### YOUR GOAL
Take the lines from the beginning of the material through the line containing "9.0, 9.5, 10.0];" and retype them exactly, leaving the pictures out.

### MATERIAL
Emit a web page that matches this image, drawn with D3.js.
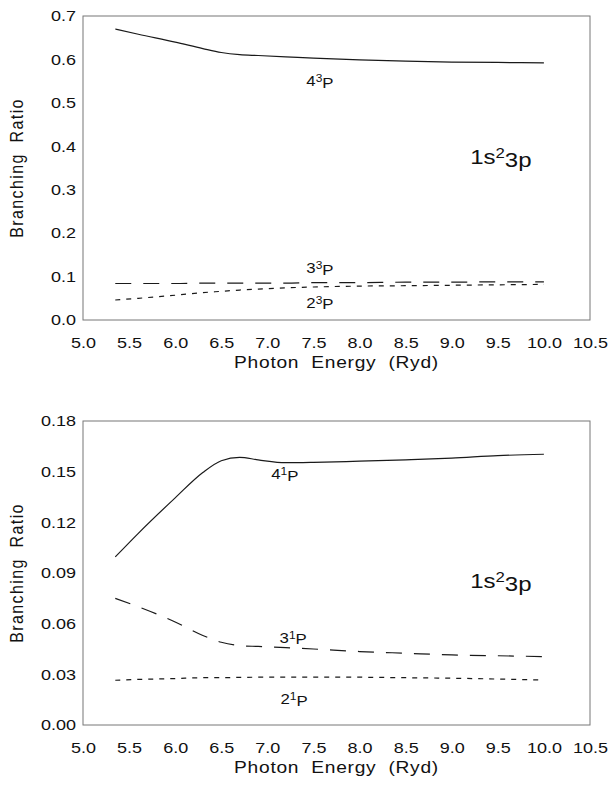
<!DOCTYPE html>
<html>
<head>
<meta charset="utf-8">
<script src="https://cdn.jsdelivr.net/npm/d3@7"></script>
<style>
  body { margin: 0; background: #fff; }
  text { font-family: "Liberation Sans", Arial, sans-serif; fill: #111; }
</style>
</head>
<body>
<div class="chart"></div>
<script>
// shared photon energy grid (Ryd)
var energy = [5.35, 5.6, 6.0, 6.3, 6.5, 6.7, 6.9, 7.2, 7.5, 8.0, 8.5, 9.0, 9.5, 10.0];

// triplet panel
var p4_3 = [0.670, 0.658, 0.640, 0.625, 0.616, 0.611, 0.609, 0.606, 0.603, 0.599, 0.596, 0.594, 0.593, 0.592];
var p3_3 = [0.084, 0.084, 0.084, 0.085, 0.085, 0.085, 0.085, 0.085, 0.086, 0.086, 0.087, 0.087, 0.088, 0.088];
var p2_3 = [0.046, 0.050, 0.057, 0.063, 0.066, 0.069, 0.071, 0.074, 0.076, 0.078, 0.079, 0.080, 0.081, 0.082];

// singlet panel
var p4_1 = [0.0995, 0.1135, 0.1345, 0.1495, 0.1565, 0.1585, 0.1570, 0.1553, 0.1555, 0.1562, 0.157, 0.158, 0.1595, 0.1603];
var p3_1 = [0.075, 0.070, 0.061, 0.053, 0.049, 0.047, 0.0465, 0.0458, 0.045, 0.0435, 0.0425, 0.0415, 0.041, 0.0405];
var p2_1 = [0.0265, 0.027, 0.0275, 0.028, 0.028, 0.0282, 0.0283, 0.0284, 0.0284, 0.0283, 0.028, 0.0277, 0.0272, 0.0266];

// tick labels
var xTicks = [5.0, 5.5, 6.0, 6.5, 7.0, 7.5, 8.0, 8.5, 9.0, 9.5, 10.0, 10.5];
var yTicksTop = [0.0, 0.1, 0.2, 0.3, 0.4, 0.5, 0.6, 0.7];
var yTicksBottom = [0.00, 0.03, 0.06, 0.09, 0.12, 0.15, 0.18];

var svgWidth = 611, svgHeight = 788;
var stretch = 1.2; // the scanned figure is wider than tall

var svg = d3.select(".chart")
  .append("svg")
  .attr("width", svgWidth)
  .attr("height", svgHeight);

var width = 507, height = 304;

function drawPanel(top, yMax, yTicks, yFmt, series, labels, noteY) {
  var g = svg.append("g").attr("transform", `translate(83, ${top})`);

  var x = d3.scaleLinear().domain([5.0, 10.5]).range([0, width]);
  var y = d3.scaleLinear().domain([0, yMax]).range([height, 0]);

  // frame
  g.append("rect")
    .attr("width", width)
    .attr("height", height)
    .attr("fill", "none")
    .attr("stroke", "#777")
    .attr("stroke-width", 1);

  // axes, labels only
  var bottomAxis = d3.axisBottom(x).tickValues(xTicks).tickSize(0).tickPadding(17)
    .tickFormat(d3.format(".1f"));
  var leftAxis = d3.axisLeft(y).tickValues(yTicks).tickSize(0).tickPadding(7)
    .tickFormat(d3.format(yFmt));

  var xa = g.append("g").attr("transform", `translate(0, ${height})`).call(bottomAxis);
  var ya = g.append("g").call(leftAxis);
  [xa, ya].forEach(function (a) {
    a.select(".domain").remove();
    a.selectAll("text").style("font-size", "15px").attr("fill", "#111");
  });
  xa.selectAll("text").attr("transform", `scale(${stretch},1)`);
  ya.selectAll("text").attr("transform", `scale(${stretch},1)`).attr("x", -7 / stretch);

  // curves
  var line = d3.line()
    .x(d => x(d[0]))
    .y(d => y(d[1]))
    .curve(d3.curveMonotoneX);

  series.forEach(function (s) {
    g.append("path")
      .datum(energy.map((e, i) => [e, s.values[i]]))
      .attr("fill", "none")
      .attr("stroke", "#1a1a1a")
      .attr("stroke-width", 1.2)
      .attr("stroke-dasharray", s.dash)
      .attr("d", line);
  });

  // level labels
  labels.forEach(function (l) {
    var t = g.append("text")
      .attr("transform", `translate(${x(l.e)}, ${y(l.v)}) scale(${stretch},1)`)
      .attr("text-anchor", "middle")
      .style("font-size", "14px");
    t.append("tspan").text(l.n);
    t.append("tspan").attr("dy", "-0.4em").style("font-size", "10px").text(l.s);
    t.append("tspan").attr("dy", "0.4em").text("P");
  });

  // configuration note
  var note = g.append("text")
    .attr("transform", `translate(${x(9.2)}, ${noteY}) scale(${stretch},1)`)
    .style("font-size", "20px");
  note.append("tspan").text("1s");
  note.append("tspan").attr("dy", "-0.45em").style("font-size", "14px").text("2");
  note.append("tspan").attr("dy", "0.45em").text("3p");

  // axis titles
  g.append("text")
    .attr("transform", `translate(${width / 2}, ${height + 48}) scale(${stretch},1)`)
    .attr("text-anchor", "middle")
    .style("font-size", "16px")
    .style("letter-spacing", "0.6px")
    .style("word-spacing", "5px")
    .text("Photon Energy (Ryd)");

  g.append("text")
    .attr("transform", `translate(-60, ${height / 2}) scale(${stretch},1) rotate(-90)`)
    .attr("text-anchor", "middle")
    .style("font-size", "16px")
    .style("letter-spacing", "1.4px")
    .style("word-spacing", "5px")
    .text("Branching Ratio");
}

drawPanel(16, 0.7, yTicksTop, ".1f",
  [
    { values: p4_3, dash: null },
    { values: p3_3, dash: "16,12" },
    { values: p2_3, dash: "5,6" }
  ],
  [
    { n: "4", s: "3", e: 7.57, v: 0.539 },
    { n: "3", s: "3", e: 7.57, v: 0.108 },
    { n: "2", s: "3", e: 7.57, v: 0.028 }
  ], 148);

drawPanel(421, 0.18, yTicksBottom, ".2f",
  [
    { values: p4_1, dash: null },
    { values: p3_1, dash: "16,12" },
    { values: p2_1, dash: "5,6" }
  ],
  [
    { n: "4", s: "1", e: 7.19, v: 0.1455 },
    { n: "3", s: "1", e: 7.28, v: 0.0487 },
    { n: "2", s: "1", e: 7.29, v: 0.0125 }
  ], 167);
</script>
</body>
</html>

### COMPLETE OUTPUT
Emit a web page that matches this image, drawn with D3.js.
<!DOCTYPE html>
<html>
<head>
<meta charset="utf-8">
<script src="https://cdn.jsdelivr.net/npm/d3@7"></script>
<style>
  body { margin: 0; background: #fff; }
  text { font-family: "Liberation Sans", Arial, sans-serif; fill: #111; }
</style>
</head>
<body>
<div class="chart"></div>
<script>
// shared photon energy grid (Ryd)
var energy = [5.35, 5.6, 6.0, 6.3, 6.5, 6.7, 6.9, 7.2, 7.5, 8.0, 8.5, 9.0, 9.5, 10.0];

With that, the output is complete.